Still, even the most optimistic measure, the total hourly compensation of the average worker, rose only 3 percent between 1978 and 1994.

And so to many commentators, from Pat Buchanan to Robert Reich, the story seemed obvious. In an age of rapid technological progress and corporate re-engineering, they told us, the output of the average worker was rapidly rising; but because workers were cowed by downsizing and job insecurity, the bosses no longer felt any need to share these gains with their employees. Even solid pillars of the establishment, like Business Week magazine, joined the chorus with a cover story in 1995 titled "Wages: They're Stagnant While Profits Are Soaring. Are We Headed for Trouble?"

But now the experts are telling us that the whole thing may have been a figment of our statistical imaginations.

The first about-face came at the beginning of the year, when the Bureau of Economic Analysis, the Government agency that calculates Gross Domestic Product, shifted from a "fixed-weight" to a "chain-linked" measure of economic growth. (You don't want to know.) The change had the effect of sharply reducing the estimated rate of productivity growth over the last few years. Then in December a blue-ribbon panel of economists headed by Michael Boskin of Stanford declared that the Consumer Price Index had been systematically overstating inflation, probably by more than 1 percent per year for the last two decades, mainly by failing to take account of changes in the patterns of consumption and improvements in product quality.
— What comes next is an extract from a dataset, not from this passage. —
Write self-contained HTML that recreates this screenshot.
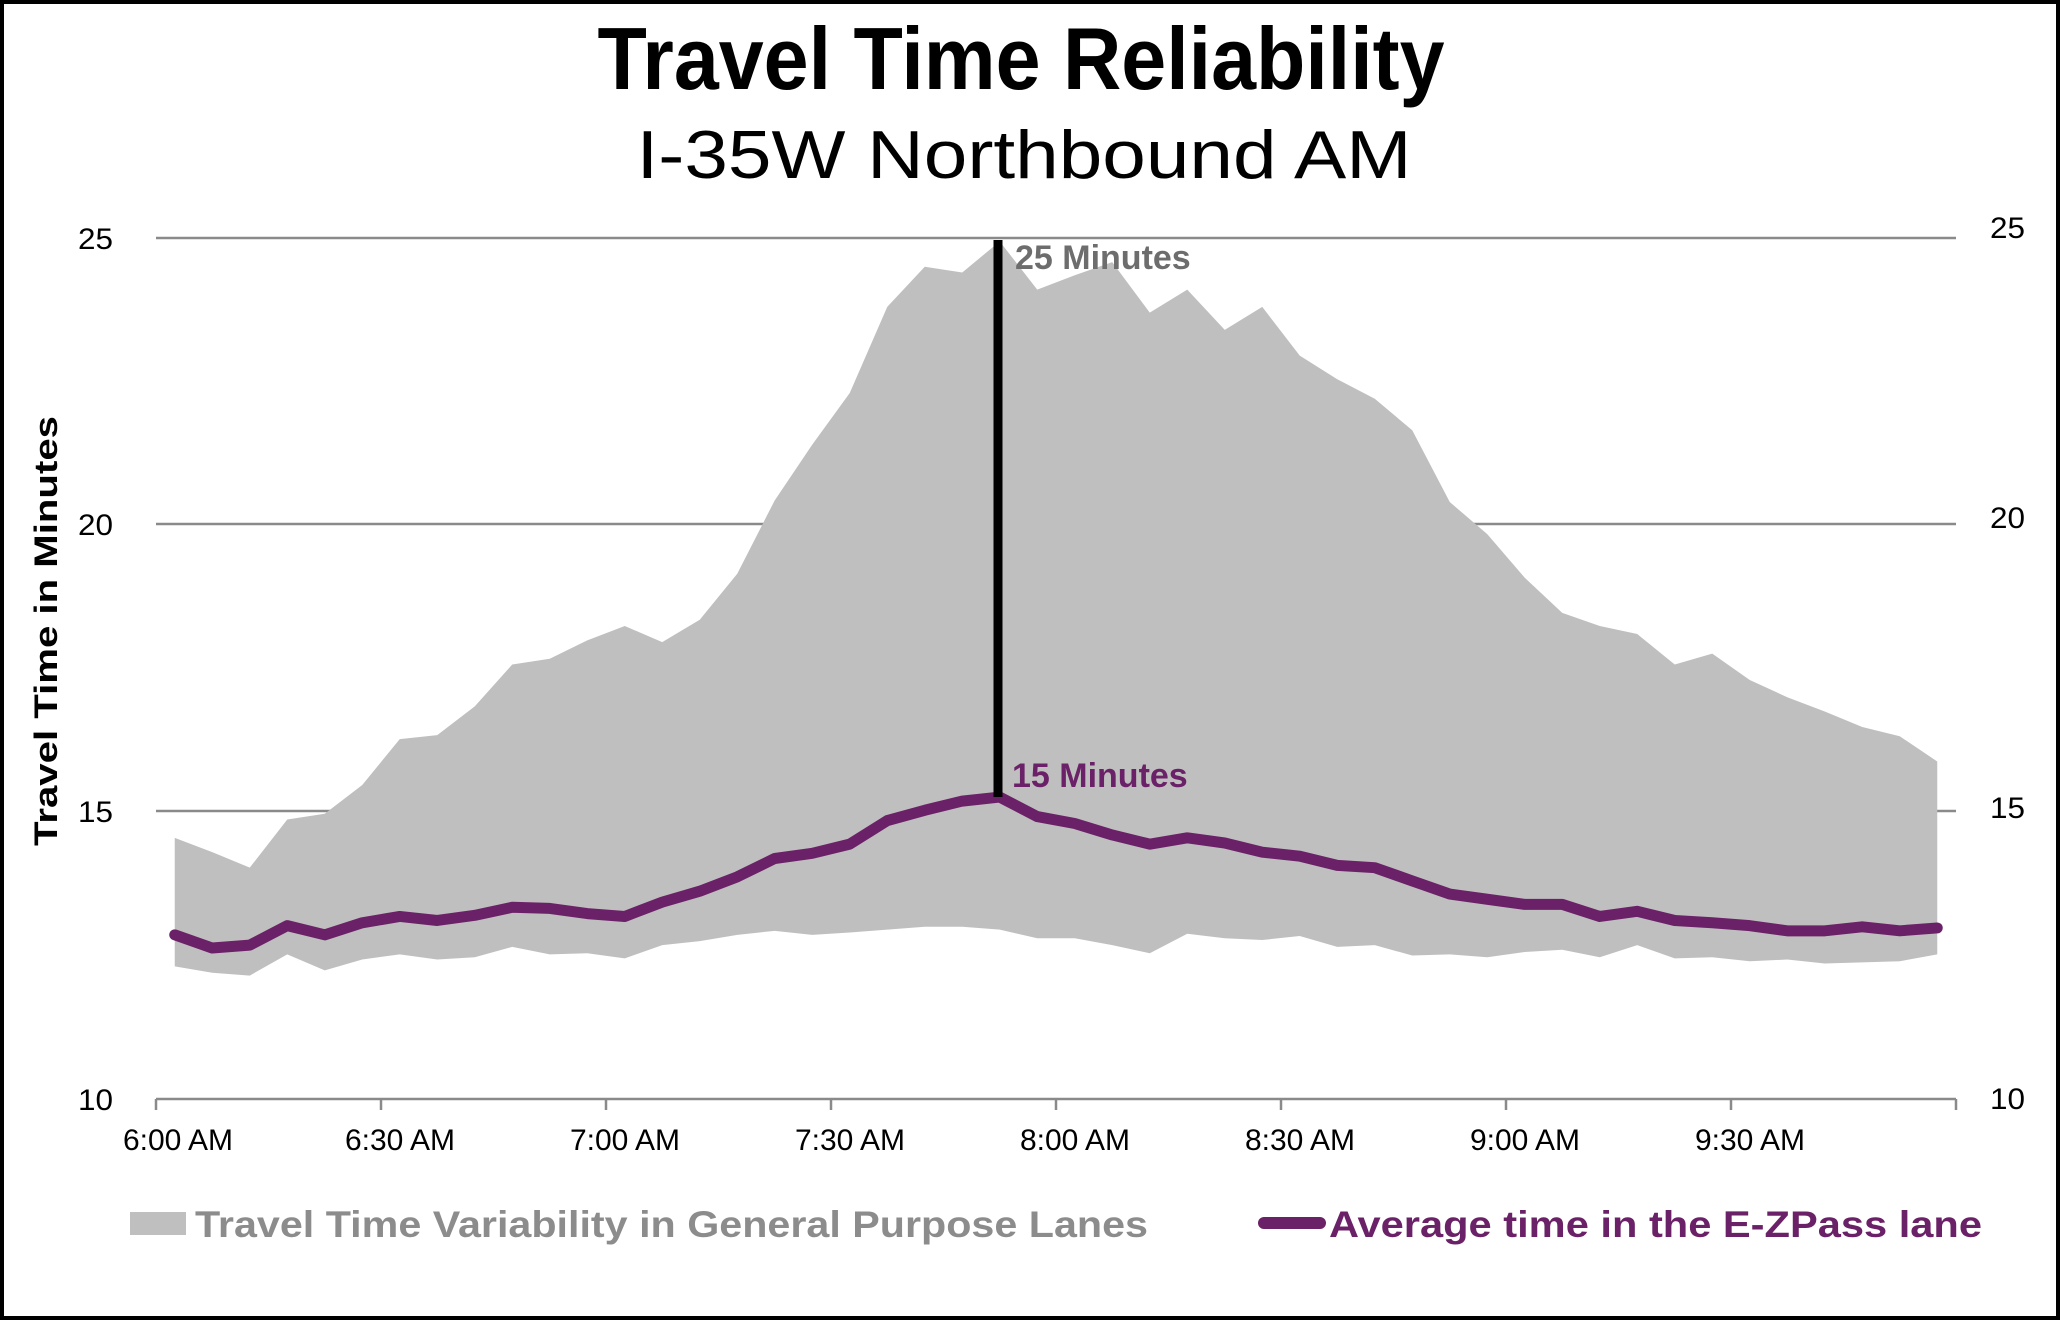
<!DOCTYPE html>
<html><head><meta charset="utf-8"><style>
html,body{margin:0;padding:0;background:#fff}
svg{display:block}
text{font-family:"Liberation Sans",sans-serif}
</style></head><body>
<svg width="2060" height="1320" viewBox="0 0 2060 1320" xmlns="http://www.w3.org/2000/svg">
<rect x="2" y="2" width="2056" height="1316" fill="#fff" stroke="#000" stroke-width="4"/>
<text x="1021" y="89" font-size="88" font-weight="bold" text-anchor="middle" textLength="847" lengthAdjust="spacingAndGlyphs">Travel Time Reliability</text>
<text x="1024" y="178" font-size="68" text-anchor="middle" textLength="775" lengthAdjust="spacingAndGlyphs">I-35W Northbound  AM</text>
<g stroke="#8a8a8a" stroke-width="2.5">
<line x1="156" y1="238" x2="1956" y2="238"/>
<line x1="156" y1="524" x2="1956" y2="524"/>
<line x1="156" y1="811" x2="1956" y2="811"/>
<line x1="156" y1="1099" x2="1956" y2="1099"/>
<line x1="156" y1="1099" x2="156" y2="1110"/>
<line x1="381" y1="1099" x2="381" y2="1110"/>
<line x1="606" y1="1099" x2="606" y2="1110"/>
<line x1="831" y1="1099" x2="831" y2="1110"/>
<line x1="1056" y1="1099" x2="1056" y2="1110"/>
<line x1="1281" y1="1099" x2="1281" y2="1110"/>
<line x1="1506" y1="1099" x2="1506" y2="1110"/>
<line x1="1731" y1="1099" x2="1731" y2="1110"/>
<line x1="1956" y1="1099" x2="1956" y2="1110"/>
</g>
<g transform="translate(174.75,1673) scale(37.5,-57.4)">
<polygon fill="#bfbfbf" points="0,14.55 1,14.3 2,14.03 3,14.87 4,14.97 5,15.47 6,16.27 7,16.34 8,16.84 9,17.57 10,17.67 11,17.99 12,18.24 13,17.96 14,18.35 15,19.15 16,20.43 17,21.4 18,22.3 19,23.8 20,24.5 21,24.4 22,24.94 23,24.1 24,24.35 25,24.58 26,23.7 27,24.1 28,23.4 29,23.8 30,22.95 31,22.54 32,22.2 33,21.65 34,20.4 35,19.84 36,19.08 37,18.47 38,18.24 39,18.1 40,17.57 41,17.76 42,17.3 43,17.0 44,16.75 45,16.48 46,16.32 47,15.88 47,12.52 46,12.4 45,12.38 44,12.36 43,12.43 42,12.4 41,12.47 40,12.45 39,12.68 38,12.47 37,12.6 36,12.56 35,12.47 34,12.52 33,12.5 32,12.68 31,12.65 30,12.84 29,12.77 28,12.8 27,12.88 26,12.54 25,12.68 24,12.8 23,12.8 22,12.95 21,13.0 20,13.0 19,12.95 18,12.9 17,12.86 16,12.93 15,12.86 14,12.75 13,12.68 12,12.45 11,12.54 10,12.52 9,12.65 8,12.47 7,12.43 6,12.52 5,12.43 4,12.24 3,12.52 2,12.15 1,12.2 0,12.31"/>
<polyline fill="none" stroke="#6b2167" stroke-width="11" stroke-linejoin="round" stroke-linecap="round" vector-effect="non-scaling-stroke" points="0,12.86 1,12.63 2,12.68 3,13.02 4,12.86 5,13.07 6,13.18 7,13.11 8,13.2 9,13.34 10,13.32 11,13.23 12,13.18 13,13.43 14,13.62 15,13.87 16,14.19 17,14.28 18,14.44 19,14.85 20,15.03 21,15.19 22,15.26 23,14.92 24,14.8 25,14.6 26,14.44 27,14.55 28,14.46 29,14.3 30,14.23 31,14.07 32,14.03 33,13.8 34,13.57 35,13.48 36,13.39 37,13.39 38,13.18 39,13.27 40,13.11 41,13.07 42,13.02 43,12.93 44,12.93 45,13.0 46,12.93 47,12.98"/>
</g>
<line x1="998" y1="240" x2="998" y2="797" stroke="#000" stroke-width="9"/>
<text x="1015" y="269" font-size="34" font-weight="bold" fill="#6d6d6d">25 Minutes</text>
<text x="1012" y="787" font-size="34" font-weight="bold" fill="#6b2167">15 Minutes</text>
<g font-size="30" fill="#000">
<text x="78" y="249" textLength="35" lengthAdjust="spacingAndGlyphs">25</text>
<text x="78" y="535" textLength="35" lengthAdjust="spacingAndGlyphs">20</text>
<text x="78" y="822" textLength="35" lengthAdjust="spacingAndGlyphs">15</text>
<text x="78" y="1110" textLength="35" lengthAdjust="spacingAndGlyphs">10</text>
<text x="1990" y="238" textLength="35" lengthAdjust="spacingAndGlyphs">25</text>
<text x="1990" y="528" textLength="35" lengthAdjust="spacingAndGlyphs">20</text>
<text x="1990" y="818" textLength="35" lengthAdjust="spacingAndGlyphs">15</text>
<text x="1990" y="1109" textLength="35" lengthAdjust="spacingAndGlyphs">10</text>
</g>
<g font-size="30" fill="#000" text-anchor="middle">
<text x="178" y="1150">6:00 AM</text>
<text x="400" y="1150">6:30 AM</text>
<text x="625" y="1150">7:00 AM</text>
<text x="850" y="1150">7:30 AM</text>
<text x="1075" y="1150">8:00 AM</text>
<text x="1300" y="1150">8:30 AM</text>
<text x="1525" y="1150">9:00 AM</text>
<text x="1750" y="1150">9:30 AM</text>
</g>
<text transform="translate(57,631) rotate(-90)" font-size="32" font-weight="bold" text-anchor="middle" textLength="430" lengthAdjust="spacingAndGlyphs">Travel Time in Minutes</text>
<rect x="130" y="1212" width="56" height="23" fill="#bfbfbf"/>
<text x="195" y="1237" font-size="37" font-weight="bold" fill="#8c8c8c" textLength="953" lengthAdjust="spacingAndGlyphs">Travel Time Variability in General Purpose Lanes</text>
<line x1="1264" y1="1223" x2="1320" y2="1223" stroke="#6b2167" stroke-width="12" stroke-linecap="round"/>
<text x="1329" y="1237" font-size="37" font-weight="bold" fill="#6b2167" textLength="653" lengthAdjust="spacingAndGlyphs">Average time in the E-ZPass lane</text>
</svg>
</body></html>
Even the bureau's technical adjustment was controversial, because it seemed to deflate business boasts about a "productivity revolution" in recent years. The Boskin report, however, ignited a firestorm of criticism. Partly this was because of the link between the C.P.I. and Social Security payments, which meant that any downward revision in the index would strike directly at retirees. Many of the Boskin report's harshest critics, however, were outraged because it repudiated a view of the economy on which they had staked their reputations and built their careers. For if inflation has been exaggerated, then the growth in real wages has been understated - and so the whole story about how companies are not sharing productivity gains with their workers evaporates.

To be fair, there are not many professional economists among those who are wailing and rending their garments. On the contrary, most economists who study the relationship between productivity and wages are relieved at the more or less official admission that some of the published numbers may have been way off, because they already knew there had to be something wrong. When you tried to put the data together into a consistent story about what has been happening to America, you discovered that the supposed facts just didn't fit together.
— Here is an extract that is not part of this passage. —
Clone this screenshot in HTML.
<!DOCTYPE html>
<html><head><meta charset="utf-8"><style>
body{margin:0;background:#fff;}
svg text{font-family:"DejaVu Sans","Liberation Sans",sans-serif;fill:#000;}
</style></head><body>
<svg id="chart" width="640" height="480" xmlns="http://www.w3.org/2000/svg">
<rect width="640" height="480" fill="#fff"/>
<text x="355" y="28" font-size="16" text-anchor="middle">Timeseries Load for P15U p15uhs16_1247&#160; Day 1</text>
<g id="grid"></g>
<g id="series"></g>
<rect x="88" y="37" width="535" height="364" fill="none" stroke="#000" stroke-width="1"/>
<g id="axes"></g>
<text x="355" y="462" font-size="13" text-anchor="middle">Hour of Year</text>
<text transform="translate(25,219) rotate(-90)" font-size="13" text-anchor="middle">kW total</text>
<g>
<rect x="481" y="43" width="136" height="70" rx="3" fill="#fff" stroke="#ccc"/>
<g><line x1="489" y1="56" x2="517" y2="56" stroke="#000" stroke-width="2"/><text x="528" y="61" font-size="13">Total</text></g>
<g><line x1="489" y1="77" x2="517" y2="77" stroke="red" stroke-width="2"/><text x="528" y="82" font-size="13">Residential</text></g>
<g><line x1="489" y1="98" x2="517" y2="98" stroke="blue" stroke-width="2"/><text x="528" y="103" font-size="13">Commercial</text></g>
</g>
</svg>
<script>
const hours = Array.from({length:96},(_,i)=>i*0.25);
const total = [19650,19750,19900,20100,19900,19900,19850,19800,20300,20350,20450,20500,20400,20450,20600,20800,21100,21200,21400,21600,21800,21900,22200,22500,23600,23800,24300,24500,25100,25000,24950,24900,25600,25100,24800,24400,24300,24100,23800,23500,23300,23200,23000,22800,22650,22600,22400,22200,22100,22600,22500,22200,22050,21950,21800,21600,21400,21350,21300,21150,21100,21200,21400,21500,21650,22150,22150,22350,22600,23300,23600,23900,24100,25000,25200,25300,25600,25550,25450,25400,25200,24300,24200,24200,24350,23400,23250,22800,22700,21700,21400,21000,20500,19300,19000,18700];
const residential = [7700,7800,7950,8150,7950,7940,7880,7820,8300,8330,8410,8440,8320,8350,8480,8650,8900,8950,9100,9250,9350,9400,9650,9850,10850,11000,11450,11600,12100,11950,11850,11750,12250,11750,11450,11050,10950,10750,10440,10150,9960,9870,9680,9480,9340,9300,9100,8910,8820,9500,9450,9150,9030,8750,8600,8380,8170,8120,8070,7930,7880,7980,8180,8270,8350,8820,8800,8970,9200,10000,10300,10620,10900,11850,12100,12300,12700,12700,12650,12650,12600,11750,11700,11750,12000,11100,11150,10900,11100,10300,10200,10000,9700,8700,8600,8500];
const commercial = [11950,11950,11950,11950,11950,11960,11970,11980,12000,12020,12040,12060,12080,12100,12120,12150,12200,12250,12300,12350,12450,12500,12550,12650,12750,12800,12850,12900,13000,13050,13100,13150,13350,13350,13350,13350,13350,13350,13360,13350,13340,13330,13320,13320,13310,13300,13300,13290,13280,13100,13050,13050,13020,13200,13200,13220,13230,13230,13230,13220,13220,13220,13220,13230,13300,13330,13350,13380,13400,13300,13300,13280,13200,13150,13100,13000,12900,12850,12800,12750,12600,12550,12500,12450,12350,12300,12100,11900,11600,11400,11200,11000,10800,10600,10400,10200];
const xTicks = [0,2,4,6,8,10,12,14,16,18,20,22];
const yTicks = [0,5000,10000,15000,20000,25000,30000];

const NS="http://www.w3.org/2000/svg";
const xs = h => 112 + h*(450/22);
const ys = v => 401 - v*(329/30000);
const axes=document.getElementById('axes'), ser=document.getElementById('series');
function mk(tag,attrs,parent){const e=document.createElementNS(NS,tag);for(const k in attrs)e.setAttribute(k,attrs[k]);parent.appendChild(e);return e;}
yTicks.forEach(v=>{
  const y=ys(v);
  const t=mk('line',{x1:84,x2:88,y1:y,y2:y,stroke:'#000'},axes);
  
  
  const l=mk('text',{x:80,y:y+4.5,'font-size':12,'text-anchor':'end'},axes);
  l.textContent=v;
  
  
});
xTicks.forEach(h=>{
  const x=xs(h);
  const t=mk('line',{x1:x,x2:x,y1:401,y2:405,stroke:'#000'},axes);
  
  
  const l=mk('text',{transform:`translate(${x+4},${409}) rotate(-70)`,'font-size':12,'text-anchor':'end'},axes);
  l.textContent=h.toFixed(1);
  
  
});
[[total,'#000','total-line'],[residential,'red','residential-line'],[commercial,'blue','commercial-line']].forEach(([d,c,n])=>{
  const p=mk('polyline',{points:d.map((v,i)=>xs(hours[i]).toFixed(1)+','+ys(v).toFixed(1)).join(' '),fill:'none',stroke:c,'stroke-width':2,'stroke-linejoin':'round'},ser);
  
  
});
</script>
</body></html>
As these economists pointed out, if the popular story were true - if the average worker really were producing more and being paid less - then wages must, as a simple matter of arithmetic, have declined as a share of the total economic pie. (Actually, there are some technical qualifications to that arithmetic, but they are not worth worrying about.) The Government, however, collects data on the distribution of income by type - data that are not subject to the technical problems of productivity and inflation estimates. And the implied decline in labor's overall share just hasn't happened - in fact, the share of wages and benefits in national income was just about the same (73 percent) in 1994 that it was in 1978.

As robot used to say in old science fiction movies, "Does not compute." Like astronomers - whose current estimates indicate that the oldest stars are older than the universe in which they reside - economists knew that at least one of their numbers had to be wrong; either productivity wasn't up that much, or wages were doing better than reported, or the share of labor in national income was being grossly overstated.

There are still many details to settle. The Boskin report, in particular, is not an official document - it will be quite a while before the Government actually issues a revised C.P.I., and the eventual revision may be smaller than Boskin and his colleagues propose. Still, the general outline of the resolution is pretty clear. When all the revisions are taken into account, productivity growth will probably look somewhat higher than it did before, because some of the revisions being proposed to the way we measure consumer prices will also affect the way we calculate growth. But the rate of growth of real wages will look much higher - and so it will now be roughly in line with productivity and wages with data that show a roughly unchanged distribution of income between capital and labor. In other words, the whole story about workers not sharing in productivity gains will turn out to have been based on a statistical illusion.

It is important not to go overboard on this point. There are real problems in America, and our previous concerns were by no means pure hypochondria. For one thing, it remains true that the rate of economic progress over the past 25 years has been much slower than it was in the previous 25. Even if Boskin's numbers are right, the income of the median family - which officially has experience virtually no gain since 1973 - has risen by only about 35 percent over the past 25 years, compared with 100 percent over the previous 25. Furthermore, it is quite likely that if we "Boskinized" the old data - that is, if we tried to adjust the C.P.I. for the 50's and 60's to take account of changing consumption patterns and rising product quality - we would find that official numbers understated the rate of progress just as much if not more than they did in recent decades. (Many observers would argue that the qualitative changes in the way ordinary people lived were far greater between 1945 and 1970 than between 1970 and the present.) The popular impression that the first postwar generation experienced an immense improvement in living standards, while the second did not, is still correct; the American dream may not be dead, but it is certainly not what it was.

Moreover, while workers as a group have shared fully in national productivity gains, they have not done so equally. The overwhelming evidence of a huge increase in income inequality in America has nothing to do with price indexes and is therefore unaffected by recent statistical revelations. It is still true that families in the bottom fifth, who had 5.4 percent of total income in 1970, had only 4.2 percent in 1994; and that over the same period the share of the top 5 percent went from 15.6 to 20.1. And it is still true that corporate C.E.O.'s, who used to make about 35 times as much as their employees, now make 120 times as much or more. The living standards of most people may be up in absolute terms, but these growing disparities still make it increasingly questionable whether it makes any sense to think of ourselves as a middle-class society. And despite the revisions, there is not much question that the incidence of really severe poverty in America has increased, not fallen, over the past generation. While these are real and serious prolems, however, one thing is now clear: the truth about what is happening in America is more subtle than the simplistic morality play about greedy capitalists and oppressed workers that so many would-be sophisticates accepted only a few months ago. There was little excuse for buying into that simplistic view then; there is no excuse now.